• [Problem]:
Write out exactly the lines from the line with "Recreate this image" through the line with "import matplotlib.pyplot as plt", including both, and nothing more.

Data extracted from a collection

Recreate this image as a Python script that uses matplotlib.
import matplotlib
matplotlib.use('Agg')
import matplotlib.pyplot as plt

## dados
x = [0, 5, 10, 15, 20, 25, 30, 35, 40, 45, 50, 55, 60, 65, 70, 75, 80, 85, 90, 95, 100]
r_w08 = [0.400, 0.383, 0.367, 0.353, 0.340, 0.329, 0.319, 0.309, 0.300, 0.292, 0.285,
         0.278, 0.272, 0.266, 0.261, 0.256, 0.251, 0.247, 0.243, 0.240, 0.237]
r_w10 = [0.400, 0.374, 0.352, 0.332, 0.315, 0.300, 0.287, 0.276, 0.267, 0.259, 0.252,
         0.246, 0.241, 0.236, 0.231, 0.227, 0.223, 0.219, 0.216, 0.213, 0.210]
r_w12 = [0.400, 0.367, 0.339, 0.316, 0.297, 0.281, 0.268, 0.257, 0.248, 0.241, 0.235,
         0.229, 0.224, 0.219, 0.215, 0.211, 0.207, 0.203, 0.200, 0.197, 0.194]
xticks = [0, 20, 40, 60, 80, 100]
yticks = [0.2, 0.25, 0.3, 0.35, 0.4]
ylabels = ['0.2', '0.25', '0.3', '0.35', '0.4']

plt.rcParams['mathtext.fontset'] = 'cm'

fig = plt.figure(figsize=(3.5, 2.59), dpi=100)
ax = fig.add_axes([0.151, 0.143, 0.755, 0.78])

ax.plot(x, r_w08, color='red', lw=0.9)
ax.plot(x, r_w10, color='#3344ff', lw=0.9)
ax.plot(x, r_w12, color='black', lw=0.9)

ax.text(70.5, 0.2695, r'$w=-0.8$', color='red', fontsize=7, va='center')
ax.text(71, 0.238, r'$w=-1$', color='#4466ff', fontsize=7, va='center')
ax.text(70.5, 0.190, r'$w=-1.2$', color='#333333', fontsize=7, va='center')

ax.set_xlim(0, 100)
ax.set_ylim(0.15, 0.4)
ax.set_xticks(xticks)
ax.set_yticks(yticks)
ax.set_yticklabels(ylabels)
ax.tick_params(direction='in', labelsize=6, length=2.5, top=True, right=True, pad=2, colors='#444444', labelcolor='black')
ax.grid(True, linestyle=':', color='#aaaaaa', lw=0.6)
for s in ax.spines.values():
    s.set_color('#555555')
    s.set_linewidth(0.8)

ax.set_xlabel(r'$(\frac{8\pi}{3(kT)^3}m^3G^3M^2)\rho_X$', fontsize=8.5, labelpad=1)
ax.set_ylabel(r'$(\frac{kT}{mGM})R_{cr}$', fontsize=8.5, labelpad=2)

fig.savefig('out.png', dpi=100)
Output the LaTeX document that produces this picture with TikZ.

---

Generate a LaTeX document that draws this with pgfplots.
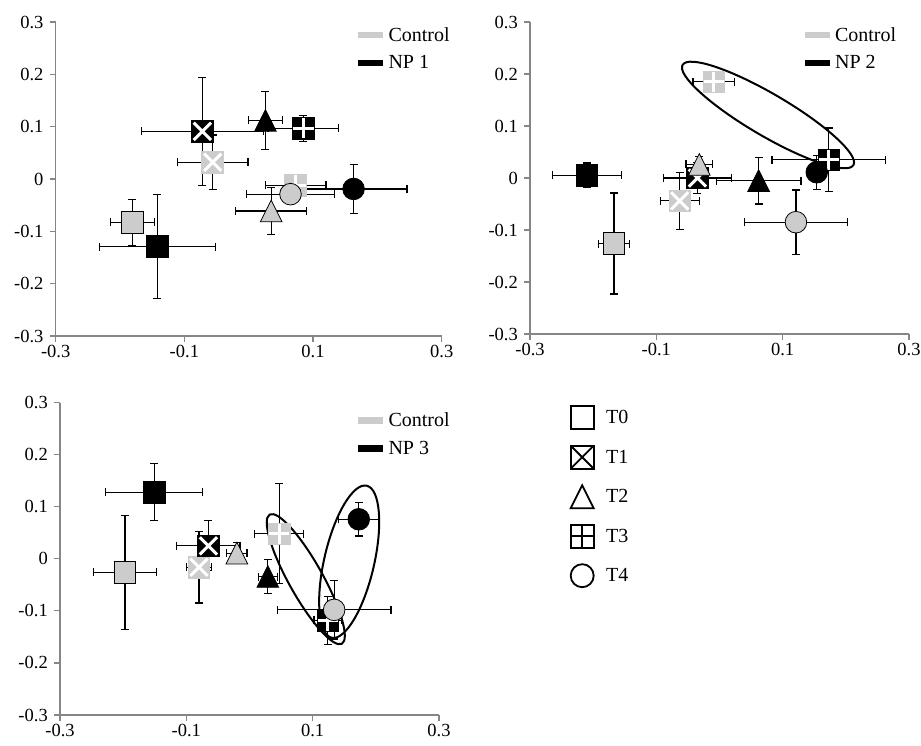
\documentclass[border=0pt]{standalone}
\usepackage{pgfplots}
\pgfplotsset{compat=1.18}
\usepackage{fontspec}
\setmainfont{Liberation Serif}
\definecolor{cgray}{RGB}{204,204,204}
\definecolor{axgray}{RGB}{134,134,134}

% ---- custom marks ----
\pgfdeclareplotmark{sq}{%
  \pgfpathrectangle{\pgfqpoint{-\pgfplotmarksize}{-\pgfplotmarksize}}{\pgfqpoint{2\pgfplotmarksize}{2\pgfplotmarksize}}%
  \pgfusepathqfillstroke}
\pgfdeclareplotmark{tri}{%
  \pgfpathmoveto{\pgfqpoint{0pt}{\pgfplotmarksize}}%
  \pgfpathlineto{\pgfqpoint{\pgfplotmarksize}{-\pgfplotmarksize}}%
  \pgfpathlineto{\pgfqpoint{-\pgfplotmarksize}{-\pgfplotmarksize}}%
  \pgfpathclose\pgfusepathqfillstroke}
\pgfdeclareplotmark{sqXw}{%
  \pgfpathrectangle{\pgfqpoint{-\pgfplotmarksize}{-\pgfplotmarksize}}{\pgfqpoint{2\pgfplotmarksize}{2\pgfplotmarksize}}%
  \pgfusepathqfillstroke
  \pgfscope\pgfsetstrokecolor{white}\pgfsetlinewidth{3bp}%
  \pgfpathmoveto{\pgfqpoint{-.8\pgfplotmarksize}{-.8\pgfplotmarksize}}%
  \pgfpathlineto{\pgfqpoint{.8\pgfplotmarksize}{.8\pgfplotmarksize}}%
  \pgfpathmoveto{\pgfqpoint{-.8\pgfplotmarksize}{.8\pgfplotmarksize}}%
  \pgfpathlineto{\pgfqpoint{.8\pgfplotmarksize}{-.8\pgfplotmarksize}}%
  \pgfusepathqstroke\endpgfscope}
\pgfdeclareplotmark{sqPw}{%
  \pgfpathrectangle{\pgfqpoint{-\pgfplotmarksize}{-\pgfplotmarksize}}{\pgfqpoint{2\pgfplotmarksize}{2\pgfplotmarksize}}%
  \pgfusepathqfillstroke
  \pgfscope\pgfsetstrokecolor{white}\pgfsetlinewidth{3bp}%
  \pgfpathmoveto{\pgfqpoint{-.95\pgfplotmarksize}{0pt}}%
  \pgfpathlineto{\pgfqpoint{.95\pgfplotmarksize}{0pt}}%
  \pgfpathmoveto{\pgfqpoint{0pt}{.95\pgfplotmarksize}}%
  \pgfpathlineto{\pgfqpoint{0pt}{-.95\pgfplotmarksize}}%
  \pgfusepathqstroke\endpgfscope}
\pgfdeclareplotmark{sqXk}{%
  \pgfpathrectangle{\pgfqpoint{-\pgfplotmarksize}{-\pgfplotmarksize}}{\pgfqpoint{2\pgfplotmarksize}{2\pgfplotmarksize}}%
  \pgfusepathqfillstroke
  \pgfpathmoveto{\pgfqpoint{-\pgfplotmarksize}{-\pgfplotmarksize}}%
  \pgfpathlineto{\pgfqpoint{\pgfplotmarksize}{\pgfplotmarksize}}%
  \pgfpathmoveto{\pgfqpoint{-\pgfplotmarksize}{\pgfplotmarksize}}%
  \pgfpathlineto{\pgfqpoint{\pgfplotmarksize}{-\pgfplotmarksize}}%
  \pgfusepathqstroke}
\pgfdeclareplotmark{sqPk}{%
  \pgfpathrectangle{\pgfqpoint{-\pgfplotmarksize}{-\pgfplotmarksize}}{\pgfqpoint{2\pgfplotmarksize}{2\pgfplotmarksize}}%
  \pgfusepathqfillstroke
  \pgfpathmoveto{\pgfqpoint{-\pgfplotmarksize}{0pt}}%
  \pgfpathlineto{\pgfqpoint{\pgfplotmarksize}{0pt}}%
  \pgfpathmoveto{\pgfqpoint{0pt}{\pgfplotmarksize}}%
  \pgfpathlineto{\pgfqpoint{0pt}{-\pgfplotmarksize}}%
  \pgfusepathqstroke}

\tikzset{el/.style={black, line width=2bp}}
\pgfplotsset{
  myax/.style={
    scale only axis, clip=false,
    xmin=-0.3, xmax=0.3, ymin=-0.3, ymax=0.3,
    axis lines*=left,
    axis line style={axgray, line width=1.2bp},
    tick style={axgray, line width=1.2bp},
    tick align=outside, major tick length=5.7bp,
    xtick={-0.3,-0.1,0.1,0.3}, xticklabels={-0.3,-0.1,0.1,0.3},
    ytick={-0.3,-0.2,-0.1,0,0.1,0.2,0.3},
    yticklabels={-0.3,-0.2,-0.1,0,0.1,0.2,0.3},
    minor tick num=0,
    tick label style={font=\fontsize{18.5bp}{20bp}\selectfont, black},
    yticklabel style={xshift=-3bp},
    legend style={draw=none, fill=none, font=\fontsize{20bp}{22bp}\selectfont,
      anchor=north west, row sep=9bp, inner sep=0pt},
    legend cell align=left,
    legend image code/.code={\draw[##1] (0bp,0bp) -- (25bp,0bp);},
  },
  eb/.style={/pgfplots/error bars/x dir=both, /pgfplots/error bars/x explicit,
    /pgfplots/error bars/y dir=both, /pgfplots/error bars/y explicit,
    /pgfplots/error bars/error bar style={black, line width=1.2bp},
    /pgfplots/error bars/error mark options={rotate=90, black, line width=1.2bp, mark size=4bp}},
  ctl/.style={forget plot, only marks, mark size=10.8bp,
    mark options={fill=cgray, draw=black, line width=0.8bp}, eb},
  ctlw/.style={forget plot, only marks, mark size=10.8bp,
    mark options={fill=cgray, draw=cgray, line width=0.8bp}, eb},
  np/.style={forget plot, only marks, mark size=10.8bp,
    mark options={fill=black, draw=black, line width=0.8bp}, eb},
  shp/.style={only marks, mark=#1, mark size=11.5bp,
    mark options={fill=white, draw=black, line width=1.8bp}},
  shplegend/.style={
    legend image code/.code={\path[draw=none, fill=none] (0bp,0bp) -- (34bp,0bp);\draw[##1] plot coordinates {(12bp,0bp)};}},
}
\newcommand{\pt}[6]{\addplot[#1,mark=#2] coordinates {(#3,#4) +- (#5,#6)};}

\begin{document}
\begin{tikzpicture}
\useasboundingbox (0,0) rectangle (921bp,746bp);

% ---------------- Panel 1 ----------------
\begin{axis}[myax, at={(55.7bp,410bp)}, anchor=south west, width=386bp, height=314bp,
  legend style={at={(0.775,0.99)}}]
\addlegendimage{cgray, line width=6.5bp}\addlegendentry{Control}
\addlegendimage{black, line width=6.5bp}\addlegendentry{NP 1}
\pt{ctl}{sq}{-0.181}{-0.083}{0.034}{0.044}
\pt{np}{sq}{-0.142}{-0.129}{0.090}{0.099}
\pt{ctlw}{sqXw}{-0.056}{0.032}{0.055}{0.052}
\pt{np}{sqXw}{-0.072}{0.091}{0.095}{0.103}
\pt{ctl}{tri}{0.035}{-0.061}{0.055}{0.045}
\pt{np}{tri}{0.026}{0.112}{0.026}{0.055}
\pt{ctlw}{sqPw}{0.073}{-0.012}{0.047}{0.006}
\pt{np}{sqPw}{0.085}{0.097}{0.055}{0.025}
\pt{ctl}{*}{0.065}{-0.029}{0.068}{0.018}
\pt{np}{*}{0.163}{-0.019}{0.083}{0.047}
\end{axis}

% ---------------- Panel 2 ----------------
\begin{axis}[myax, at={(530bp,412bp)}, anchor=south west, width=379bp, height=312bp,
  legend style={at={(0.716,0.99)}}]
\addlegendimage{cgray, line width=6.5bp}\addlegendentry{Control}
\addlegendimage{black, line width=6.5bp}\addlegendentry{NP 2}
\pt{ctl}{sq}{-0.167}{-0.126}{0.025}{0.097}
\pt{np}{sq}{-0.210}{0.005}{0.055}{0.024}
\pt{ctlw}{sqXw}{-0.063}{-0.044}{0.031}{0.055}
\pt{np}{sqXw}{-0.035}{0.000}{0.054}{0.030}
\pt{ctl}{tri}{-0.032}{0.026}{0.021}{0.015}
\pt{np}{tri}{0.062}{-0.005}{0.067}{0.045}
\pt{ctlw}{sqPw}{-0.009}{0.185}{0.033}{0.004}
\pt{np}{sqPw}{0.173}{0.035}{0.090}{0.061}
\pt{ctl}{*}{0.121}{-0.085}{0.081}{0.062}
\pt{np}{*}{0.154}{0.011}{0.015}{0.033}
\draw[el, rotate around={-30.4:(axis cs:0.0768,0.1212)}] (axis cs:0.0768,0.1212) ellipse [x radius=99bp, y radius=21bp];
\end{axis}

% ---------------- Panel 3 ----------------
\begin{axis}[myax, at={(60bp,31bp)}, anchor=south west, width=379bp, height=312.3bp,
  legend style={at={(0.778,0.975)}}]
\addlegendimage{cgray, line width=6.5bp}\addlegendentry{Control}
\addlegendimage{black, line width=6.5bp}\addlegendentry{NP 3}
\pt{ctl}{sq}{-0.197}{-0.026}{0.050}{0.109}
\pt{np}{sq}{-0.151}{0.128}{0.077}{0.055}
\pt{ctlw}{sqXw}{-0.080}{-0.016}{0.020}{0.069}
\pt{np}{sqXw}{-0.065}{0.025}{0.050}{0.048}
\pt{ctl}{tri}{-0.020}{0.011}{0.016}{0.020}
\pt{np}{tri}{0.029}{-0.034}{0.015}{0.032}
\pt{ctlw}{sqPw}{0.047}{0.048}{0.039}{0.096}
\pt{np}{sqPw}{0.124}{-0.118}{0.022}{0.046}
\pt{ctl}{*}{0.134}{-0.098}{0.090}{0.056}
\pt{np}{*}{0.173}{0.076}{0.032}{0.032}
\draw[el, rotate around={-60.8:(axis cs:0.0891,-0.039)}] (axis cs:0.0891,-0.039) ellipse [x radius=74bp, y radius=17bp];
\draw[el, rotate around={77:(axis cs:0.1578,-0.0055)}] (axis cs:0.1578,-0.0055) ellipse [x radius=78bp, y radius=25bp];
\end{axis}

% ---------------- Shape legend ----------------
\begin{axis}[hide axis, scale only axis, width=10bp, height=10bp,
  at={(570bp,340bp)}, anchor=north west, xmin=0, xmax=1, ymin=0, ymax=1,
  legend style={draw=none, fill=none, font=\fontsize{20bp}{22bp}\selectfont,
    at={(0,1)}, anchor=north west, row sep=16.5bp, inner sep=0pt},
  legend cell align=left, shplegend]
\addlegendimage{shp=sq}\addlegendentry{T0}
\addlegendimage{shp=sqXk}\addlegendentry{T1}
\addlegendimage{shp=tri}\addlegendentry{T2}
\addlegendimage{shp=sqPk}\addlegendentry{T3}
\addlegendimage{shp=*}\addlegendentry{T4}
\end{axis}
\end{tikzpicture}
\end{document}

• [Response to this exercise]:
Recreate this image as a Python script that uses matplotlib.
import matplotlib
matplotlib.use('Agg')
import matplotlib.pyplot as plt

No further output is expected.